Newsletter #44–Oct./Nov. 1997
Book Review: Holding Tight, Letting Go: Living with Metastatic Breast Cancer by Musa Meyer

O'Reilly & Associates, 357 pp., $24.00
Reviewed by Susan Claymon
Musa Mayer has given us a gift that we have needed for a long, long time: an in-depth, truthful, personal and informative resource about metastatic breast cancer. I believe that this book will be as important to women with metastatic breast cancer as Dr. Susan Love’s Breast Book is to newly diagnosed breast cancer warriors. Musa is a woman living with breast cancer herself (fortunately no metastasis), and her previous book, Examining Myself: One Woman’s Story of Breast Cancer Treatment and Recovery, was our first experience with the beauty and truth of her writing.
Musa Mayer discovered the internet and the then newly created Breast Cancer List in 1994. She was fascinated by the remarkable group of women (and non-women) who posted messages daily from around the world. Musa found information seekers like herself “whose anxieties were allayed somewhat by finding out the facts. I felt right at home.” She realized that the “imponderables of breast cancer treatment and the diversity of medical opinions seemed only to emphasize how important informed self-knowledge really is as a basis for decision-making.” Wise words.
Those who read Holding Tight, Letting Go will be inspired and strengthened, as I was, by the articulate and courageous revelations from a wide variety of people.
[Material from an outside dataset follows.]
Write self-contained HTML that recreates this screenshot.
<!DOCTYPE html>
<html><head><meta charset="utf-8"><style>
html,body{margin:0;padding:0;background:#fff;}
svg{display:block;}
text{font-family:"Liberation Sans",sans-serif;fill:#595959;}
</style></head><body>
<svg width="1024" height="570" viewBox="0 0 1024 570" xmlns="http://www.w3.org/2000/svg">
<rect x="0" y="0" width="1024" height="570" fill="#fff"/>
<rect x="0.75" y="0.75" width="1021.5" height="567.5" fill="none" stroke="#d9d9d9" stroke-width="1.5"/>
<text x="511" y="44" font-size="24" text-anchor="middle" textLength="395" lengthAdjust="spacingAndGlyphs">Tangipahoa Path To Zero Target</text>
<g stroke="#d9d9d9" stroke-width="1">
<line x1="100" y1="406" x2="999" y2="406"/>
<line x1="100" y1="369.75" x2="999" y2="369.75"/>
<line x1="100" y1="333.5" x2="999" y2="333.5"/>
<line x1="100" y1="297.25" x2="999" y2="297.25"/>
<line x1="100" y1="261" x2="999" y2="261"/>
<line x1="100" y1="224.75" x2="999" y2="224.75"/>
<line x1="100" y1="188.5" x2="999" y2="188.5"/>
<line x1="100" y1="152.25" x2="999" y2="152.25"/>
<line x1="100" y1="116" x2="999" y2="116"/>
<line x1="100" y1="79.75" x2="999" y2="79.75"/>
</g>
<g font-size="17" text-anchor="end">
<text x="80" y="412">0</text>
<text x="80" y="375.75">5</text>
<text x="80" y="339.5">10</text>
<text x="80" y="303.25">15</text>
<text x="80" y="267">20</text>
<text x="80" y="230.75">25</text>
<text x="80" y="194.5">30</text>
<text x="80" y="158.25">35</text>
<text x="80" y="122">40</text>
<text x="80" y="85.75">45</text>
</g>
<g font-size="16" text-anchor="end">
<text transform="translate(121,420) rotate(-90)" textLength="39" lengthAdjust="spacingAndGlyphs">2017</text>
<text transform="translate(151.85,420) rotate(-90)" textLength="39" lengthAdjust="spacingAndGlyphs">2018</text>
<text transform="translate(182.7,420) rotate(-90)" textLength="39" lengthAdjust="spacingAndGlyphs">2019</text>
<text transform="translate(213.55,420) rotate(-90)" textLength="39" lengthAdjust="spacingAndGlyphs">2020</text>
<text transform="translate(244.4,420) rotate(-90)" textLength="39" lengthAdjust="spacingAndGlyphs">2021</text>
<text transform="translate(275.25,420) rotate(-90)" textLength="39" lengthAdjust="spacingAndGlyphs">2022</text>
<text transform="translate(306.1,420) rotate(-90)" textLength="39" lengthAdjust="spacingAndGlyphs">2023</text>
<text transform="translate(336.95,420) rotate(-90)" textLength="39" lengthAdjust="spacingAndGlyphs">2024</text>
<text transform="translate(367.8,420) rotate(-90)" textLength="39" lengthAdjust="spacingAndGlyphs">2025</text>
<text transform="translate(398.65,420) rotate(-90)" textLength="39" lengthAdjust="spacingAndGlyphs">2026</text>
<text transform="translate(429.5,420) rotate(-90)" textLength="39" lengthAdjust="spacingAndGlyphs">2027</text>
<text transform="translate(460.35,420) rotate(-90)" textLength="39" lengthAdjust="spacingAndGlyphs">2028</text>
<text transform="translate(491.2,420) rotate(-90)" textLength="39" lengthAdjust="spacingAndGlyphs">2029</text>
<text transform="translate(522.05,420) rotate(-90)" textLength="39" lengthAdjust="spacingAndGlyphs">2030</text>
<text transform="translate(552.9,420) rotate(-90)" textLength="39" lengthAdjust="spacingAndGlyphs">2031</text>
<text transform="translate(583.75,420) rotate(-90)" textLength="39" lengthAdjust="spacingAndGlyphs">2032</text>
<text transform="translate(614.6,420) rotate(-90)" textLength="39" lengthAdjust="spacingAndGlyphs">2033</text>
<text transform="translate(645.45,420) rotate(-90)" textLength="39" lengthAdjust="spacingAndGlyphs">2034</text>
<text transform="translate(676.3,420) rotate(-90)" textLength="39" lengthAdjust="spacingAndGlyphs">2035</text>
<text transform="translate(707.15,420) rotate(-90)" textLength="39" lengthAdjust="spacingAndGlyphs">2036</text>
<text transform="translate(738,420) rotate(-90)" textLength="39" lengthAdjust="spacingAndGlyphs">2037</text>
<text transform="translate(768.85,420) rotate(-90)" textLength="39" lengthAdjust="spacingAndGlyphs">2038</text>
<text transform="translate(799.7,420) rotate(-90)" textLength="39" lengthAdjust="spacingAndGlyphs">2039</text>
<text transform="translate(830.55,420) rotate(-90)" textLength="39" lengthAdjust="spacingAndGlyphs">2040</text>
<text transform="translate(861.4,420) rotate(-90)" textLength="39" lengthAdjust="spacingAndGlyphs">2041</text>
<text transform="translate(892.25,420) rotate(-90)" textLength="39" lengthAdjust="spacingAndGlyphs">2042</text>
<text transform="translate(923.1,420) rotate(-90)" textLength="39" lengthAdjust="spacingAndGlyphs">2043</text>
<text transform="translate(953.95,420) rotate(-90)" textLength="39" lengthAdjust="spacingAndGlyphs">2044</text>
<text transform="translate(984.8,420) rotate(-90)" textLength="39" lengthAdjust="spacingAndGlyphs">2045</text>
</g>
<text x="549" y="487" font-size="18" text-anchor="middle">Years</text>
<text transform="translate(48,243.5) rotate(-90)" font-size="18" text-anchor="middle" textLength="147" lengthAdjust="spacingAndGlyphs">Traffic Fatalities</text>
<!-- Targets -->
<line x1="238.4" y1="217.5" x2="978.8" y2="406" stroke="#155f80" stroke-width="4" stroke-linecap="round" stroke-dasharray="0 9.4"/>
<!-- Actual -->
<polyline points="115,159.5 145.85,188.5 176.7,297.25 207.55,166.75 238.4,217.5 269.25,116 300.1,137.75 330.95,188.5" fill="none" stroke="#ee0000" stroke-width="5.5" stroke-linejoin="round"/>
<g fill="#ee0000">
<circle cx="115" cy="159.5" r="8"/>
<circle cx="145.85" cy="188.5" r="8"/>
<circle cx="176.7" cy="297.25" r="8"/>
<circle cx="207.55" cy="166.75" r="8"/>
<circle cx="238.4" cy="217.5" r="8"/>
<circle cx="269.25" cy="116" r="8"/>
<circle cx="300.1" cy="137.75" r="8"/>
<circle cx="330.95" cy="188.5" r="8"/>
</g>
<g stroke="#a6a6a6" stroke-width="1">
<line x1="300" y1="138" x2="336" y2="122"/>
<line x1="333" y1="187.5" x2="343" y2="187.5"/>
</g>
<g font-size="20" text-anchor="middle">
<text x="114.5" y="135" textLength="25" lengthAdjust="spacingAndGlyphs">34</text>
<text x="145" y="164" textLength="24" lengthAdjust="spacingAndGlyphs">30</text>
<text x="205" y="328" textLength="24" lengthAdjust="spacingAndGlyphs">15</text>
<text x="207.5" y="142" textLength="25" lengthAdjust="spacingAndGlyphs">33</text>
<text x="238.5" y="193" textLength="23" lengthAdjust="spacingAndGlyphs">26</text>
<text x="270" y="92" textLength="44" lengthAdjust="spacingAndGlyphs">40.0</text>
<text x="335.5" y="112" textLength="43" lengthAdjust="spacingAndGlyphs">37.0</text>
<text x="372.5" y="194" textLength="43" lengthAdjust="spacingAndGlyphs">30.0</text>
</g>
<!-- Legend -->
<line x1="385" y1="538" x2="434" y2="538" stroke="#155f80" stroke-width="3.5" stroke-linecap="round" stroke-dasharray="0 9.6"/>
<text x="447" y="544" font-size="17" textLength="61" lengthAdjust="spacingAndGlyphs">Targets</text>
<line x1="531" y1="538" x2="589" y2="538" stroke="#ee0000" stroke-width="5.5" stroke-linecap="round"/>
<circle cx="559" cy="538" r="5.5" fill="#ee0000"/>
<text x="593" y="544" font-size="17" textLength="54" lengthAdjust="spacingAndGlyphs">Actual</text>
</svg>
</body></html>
Musa developed a remarkable rapport with her subjects. “They knew of my deepest beliefs: that mindful exploration of the self is crucial if we are to be fully alive, that living fully is the best and only antidote to mortality, and that those on the edge of life can tell us more about this than anyone.”
Even though each person’s experience with metastatic breast cancer is different, it is always frightening and confusing to be confronted with that diagnosis, and it helps to know that others are willing to share freely and openly the things they have learned and experienced. “Hearing from these extraordinary ordinary people offers the hope that you, too, can cope with this disease,” Musa writes.
The book offers three important sets of tools: practical information (sorting out what is known from what is not known), common ground (the psychological and spiritual issues that are universal) and new sources of knowledge and hope (learning how to live with breast cancer). Musa notes that there is little written about the real experience of life-threatening illness. As a well-known medical sociologist says: “Illness is the total experience of living with the disease. Yet it is only the physical facts of the disease, and not the illness, that medicine deals with.”
Musa shares some elegant words about the people who have bared their souls to her: “Take some comfort in the strengths reflected here...These stories show that we are interdependent rather than independent, that we discover our best selves in relationship with others.” She adds that “by telling their stories and sharing their insights, it is their hope and my own that your journey will have been made less lonely and frightening.”
In addition to the intimate revelations, this book contains a wealth of commentary from physicians, researchers, therapists and others who focus their work on those with cancer. One example is a statement by a “decision specialist”: “Not running into controversy in breast cancer may be a sign that you need to gather more information! Although the lack of consensus about how to treat breast cancer can be frightening,...you can strive to craft a strategy which you believe makes the most sense for you. Aim to be comfortable and clear about the reasoning behind every breast cancer decision you make.”
A unique aspect of this book is the inclusion of revelations by partners of women with breast cancer. Also, there is an exhaustive resources section (over 40 pages), and the book has a website, which will include resources and a place for reader’s own stories.
If there is a shortcoming in Holding Tight, Letting Go, it is the need to have more women who are strong breast cancer activists talking about their advocacy work in depth as a vital part of their healing. I also wish that she had been able to include stories from underserved and minority women, to express a broader spectrum of opinion. Using only those who were on the Breast Cancer List at the time was a self-limiting choice.
In her first chapter, Musa writes the following words, which I would like to tattoo on my hand: “Holding Tight, Letting Go. Holding tight to those you love, to integrity, courage, to what matters most to you, to the promise of remission and even cure, to life itself. Letting go of your illusions of control, of immortality, of health and youth and beauty—and of the guaranteed future. Letting go of regrets and expectations, into the present moment in which you live, into your final moments and the mystery beyond.”